Vos anciens sites peuvent également vous aider à identifier les lacunes en accessibilité. Relisez les anciens retours clients, parcourez les historiques de mises à jour et testez vous-même ces sites.

Repérez les obstacles, notez tout ce qui gêne la navigation et ce qui devra être corrigé dans vos prochains projets.

Documentez tout ce que vous trouvez. Cela facilitera vos futurs efforts d’optimisation.

Répartir les tâches tout en gardant le contact

Une approche bottom-up prend plus de temps.
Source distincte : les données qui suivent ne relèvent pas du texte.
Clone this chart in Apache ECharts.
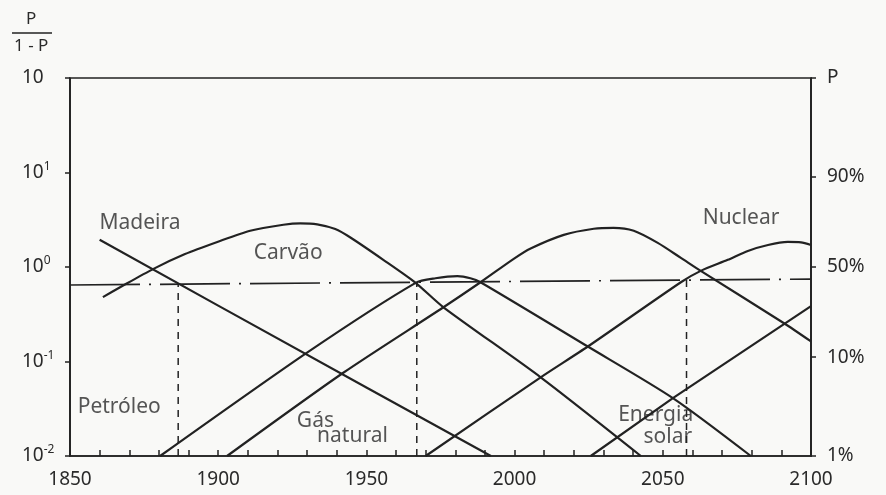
<!DOCTYPE html>
<html>
<head>
<meta charset="utf-8">
<script src="https://cdn.jsdelivr.net/npm/echarts@6/dist/echarts.min.js"></script>
<style>
html, body { margin: 0; padding: 0; background: #f9f9f7; }
#chart { width: 886px; height: 495px; }
</style>
</head>
<body>
<div id="chart"></div>
<script>
// market share ratio P/(1-P): [year, value]
const madeira = [[1860, 1.94], [1900, 0.39], [1950, 0.053], [1992, 0.01]];
const carvao = [[1861.1, 0.48], [1866.9, 0.61], [1878, 0.95], [1888.8, 1.37], [1899.7, 1.84],
    [1910.8, 2.42], [1922, 2.80], [1927.7, 2.90], [1933.4, 2.83], [1939.5, 2.52], [1944.6, 2.05],
    [1955.7, 1.19], [1966.6, 0.68], [1976, 0.375], [2008.8, 0.068], [2042.6, 0.01]];
const petroleo = [[1880.4, 0.01], [1930.1, 0.125], [1966.6, 0.68], [1973.3, 0.76], [1980.7, 0.80],
    [1985.1, 0.76], [1988.5, 0.69], [2024.7, 0.144], [2053.4, 0.041], [2079.7, 0.01]];
const gasNatural = [[1903, 0.01], [1942.2, 0.076], [1976, 0.375], [1988.5, 0.69], [1999.7, 1.22],
    [2005.4, 1.57], [2016.6, 2.19], [2026.7, 2.54], [2033.4, 2.60], [2040.2, 2.42], [2048.3, 1.80],
    [2056.1, 1.25], [2062.8, 0.91], [2090.9, 0.254], [2100, 0.163]];
const nuclear = [[1970, 0.01], [2008.8, 0.068], [2024.7, 0.144], [2056.1, 0.69], [2062.8, 0.91],
    [2071.9, 1.19], [2078.7, 1.48], [2085.5, 1.71], [2092.2, 1.84], [2096.6, 1.82], [2100, 1.71]];
const energiaSolar = [[2025.7, 0.01], [2053.4, 0.041], [2100, 0.385]];

// the 50% reference line (drawn slightly tilted on the plate) and the drops from it
const halfLine = [[1850, 0.645], [2100, 0.745]];
const dropYears = [1886.5, 1967, 2058];

// right axis: share P
const pLevels = [0.01, 0.1, 0.5, 0.9];

// curve names and where they sit
const labelTexts = ['Madeira', 'Carvão', 'Petróleo', 'Gás', 'natural', 'Nuclear', 'Energia', 'solar'];
const labelSpots = [[1873.6, 2.94], [1923.6, 1.41], [1866.6, 0.0332], [1932.8, 0.0236],
    [1945.3, 0.0163], [2076.4, 3.32], [2047.6, 0.0273], [2051.7, 0.0159]];

const INK = '#222';
const TEXT = '#2a2a2a';
const FONT = "'Noto Sans', sans-serif";

let chart = echarts.init(document.getElementById('chart'));

function halfAt(year) {
    // log-linear interpolation along the 50% line
    let a = halfLine[0], b = halfLine[1];
    let t = (year - a[0]) / (b[0] - a[0]);
    return Math.pow(10, Math.log10(a[1]) + t * (Math.log10(b[1]) - Math.log10(a[1])));
}

function curve(name, data, smooth) {
    return {
        name: name,
        type: 'line',
        data: data,
        showSymbol: false,
        smooth: smooth,
        silent: true,
        lineStyle: { color: INK, width: 2.2 }
    };
}

let series = [
    curve('Madeira', madeira, false),
    curve('Carvão', carvao, 0.25),
    curve('Petróleo', petroleo, 0.25),
    curve('Gás natural', gasNatural, 0.25),
    curve('Nuclear', nuclear, 0.25),
    curve('Energia solar', energiaSolar, false),
    {
        type: 'line',
        data: halfLine,
        showSymbol: false,
        silent: true,
        lineStyle: { color: INK, width: 1.7, type: [70, 9, 2, 9] }
    }
];

dropYears.forEach(function (y) {
    series.push({
        type: 'line',
        data: [[y, 0.01], [y, halfAt(y)]],
        showSymbol: false,
        silent: true,
        lineStyle: { color: INK, width: 1.5, type: [7, 6] }
    });
});

series.push({
    type: 'scatter',
    data: labelSpots.map(function (p, i) {
        return { value: p, name: labelTexts[i] };
    }),
    symbolSize: 0,
    silent: true,
    label: {
        show: true,
        position: 'inside',
        formatter: '{b}',
        color: TEXT,
        fontFamily: FONT,
        fontSize: 21
    }
});

let option = {
    backgroundColor: '#f9f9f7',
    animation: false,
    grid: {
        left: 70, right: 75, top: 78, bottom: 39,
        show: true,
        borderColor: INK,
        borderWidth: 1.7
    },
    xAxis: {
        type: 'value',
        min: 1850,
        max: 2100,
        interval: 10,
        axisLine: { onZero: false, lineStyle: { color: INK, width: 1.7 } },
        axisTick: { inside: true, length: 6, lineStyle: { color: INK, width: 1.5 } },
        splitLine: { show: false },
        axisLabel: {
            color: TEXT,
            fontFamily: FONT,
            fontSize: 19,
            margin: 14,
            formatter: function (v) {
                return v % 50 === 0 ? String(v) : '';
            }
        }
    },
    yAxis: [
        {
            type: 'log',
            logBase: 10,
            min: 0.01,
            max: 100,
            axisLine: { show: true, lineStyle: { color: INK, width: 1.7 } },
            axisTick: { show: true, length: 5, lineStyle: { color: INK, width: 1.5 } },
            splitLine: { show: false },
            axisLabel: {
                align: 'left',
                margin: 48,
                color: TEXT,
                fontFamily: FONT,
                formatter: function (v) {
                    let e = Math.round(Math.log10(v));
                    if (e === 2) {
                        return '{b|10}';
                    }
                    return '{b|10}{s|' + (e < 0 ? '-' : '') + Math.abs(e) + '}';
                },
                rich: {
                    b: { fontSize: 19, fontFamily: FONT, color: TEXT, lineHeight: 24 },
                    s: { fontSize: 12, fontFamily: FONT, color: TEXT, verticalAlign: 'top', lineHeight: 24 }
                }
            }
        },
        {
            type: 'value',
            position: 'right',
            min: -2,
            max: 2,
            axisLine: { show: true, lineStyle: { color: INK, width: 1.7 } },
            splitLine: { show: false },
            axisTick: {
                show: true,
                length: 5,
                customValues: pLevels.map(function (p) {
                    return Math.log10(p / (1 - p));
                }).concat([2]),
                lineStyle: { color: INK, width: 1.5 }
            },
            axisLabel: {
                color: TEXT,
                fontFamily: FONT,
                fontSize: 19,
                margin: 16,
                customValues: pLevels.map(function (p) {
                    return Math.log10(p / (1 - p));
                }).concat([2]),
                formatter: function (v) {
                    if (v === 2) {
                        return 'P';
                    }
                    let p = Math.pow(10, v) / (1 + Math.pow(10, v));
                    return Math.round(p * 100) + '%';
                }
            }
        }
    ],
    graphic: [
        {
            type: 'text', left: 26, top: 11,
            style: { text: 'P', fontSize: 17, fontFamily: FONT, fill: TEXT }
        },
        {
            type: 'line',
            shape: { x1: 12, y1: 33, x2: 52, y2: 33 },
            style: { stroke: INK, lineWidth: 1.7 }
        },
        {
            type: 'text', left: 14, top: 38,
            style: { text: '1 - P', fontSize: 17, fontFamily: FONT, fill: TEXT }
        }
    ],
    series: series
};

chart.setOption(option);
</script>
</body>
</html>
C’est d’ailleurs l’une des raisons pour lesquelles les méthodes descendantes sont populaires : elles sont rapides.

Pour rester efficaces, répartissez les tâches entre plusieurs petites équipes. Mais il est très important qu’elles communiquent très souvent pour que tout reste cohérent.

Une organisation de type DevOps peut être utile. Elle favorise à la fois le travail détaillé en petits groupes et des points réguliers en équipe complète. Cela permet d’avancer vite tout en gardant une vision d’ensemble cohérente, ce qui est essentiel dans une approche ascendante.

L’accessibilité est devenue incontournable dans la conception de sites Internet. Et une approche bottom-up peut vraiment aider à bâtir des plateformes plus inclusives et mieux adaptées à tous. Elle permet de répondre à une plus grande diversité de besoins tout en rendant le web plus équitable.